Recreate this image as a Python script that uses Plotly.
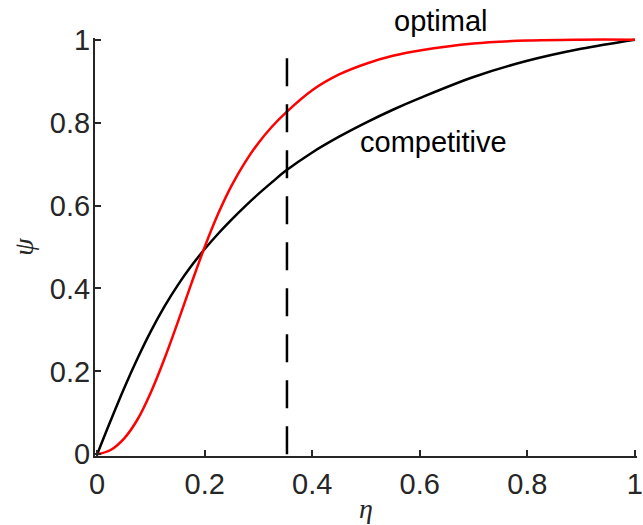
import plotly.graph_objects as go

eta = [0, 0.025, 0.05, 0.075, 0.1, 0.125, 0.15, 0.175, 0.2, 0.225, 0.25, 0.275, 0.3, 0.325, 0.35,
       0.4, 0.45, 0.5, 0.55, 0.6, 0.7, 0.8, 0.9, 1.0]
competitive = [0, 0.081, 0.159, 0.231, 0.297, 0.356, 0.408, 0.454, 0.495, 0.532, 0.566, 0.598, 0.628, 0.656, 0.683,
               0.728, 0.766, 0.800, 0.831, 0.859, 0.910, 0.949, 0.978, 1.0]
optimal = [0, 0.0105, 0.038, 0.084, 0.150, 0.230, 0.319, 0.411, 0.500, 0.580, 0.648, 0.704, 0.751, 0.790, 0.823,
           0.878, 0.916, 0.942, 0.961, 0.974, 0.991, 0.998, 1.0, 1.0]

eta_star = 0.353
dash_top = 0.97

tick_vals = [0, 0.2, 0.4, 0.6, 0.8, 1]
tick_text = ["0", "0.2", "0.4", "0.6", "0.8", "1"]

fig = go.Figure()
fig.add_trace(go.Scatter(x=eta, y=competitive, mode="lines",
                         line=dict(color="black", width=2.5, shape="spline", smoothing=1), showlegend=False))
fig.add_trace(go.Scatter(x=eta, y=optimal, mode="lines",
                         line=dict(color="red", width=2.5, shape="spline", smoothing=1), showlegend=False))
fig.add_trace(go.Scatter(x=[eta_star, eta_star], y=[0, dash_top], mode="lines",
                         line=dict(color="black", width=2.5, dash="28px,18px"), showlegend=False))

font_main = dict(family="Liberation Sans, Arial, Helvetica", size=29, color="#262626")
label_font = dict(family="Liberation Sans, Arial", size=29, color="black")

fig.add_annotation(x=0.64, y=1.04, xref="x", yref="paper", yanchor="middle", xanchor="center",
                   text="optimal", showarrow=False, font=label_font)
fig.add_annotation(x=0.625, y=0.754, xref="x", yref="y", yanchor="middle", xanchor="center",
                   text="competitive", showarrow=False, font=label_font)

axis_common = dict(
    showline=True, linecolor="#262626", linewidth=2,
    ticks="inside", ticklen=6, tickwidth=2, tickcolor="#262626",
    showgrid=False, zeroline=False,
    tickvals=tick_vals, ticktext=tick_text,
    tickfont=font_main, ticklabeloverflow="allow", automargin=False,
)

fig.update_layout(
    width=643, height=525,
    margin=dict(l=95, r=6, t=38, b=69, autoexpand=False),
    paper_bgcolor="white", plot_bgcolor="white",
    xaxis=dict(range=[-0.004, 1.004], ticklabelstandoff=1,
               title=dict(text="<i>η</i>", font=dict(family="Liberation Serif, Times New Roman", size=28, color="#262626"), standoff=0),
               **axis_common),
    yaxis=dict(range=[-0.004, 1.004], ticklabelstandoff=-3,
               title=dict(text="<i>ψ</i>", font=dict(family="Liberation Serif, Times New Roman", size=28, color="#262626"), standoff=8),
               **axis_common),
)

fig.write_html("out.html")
◆ ◆ ◆ ◆ ◆
:: BRIEF ::
Would you reproduce the lines above, from the very first through the line containing "import plotly.graph_objects as go", exactly and without the pictures?

:: RESPONSE TO THE TASK ::
Recreate this image as a Python script that uses Plotly.
import plotly.graph_objects as go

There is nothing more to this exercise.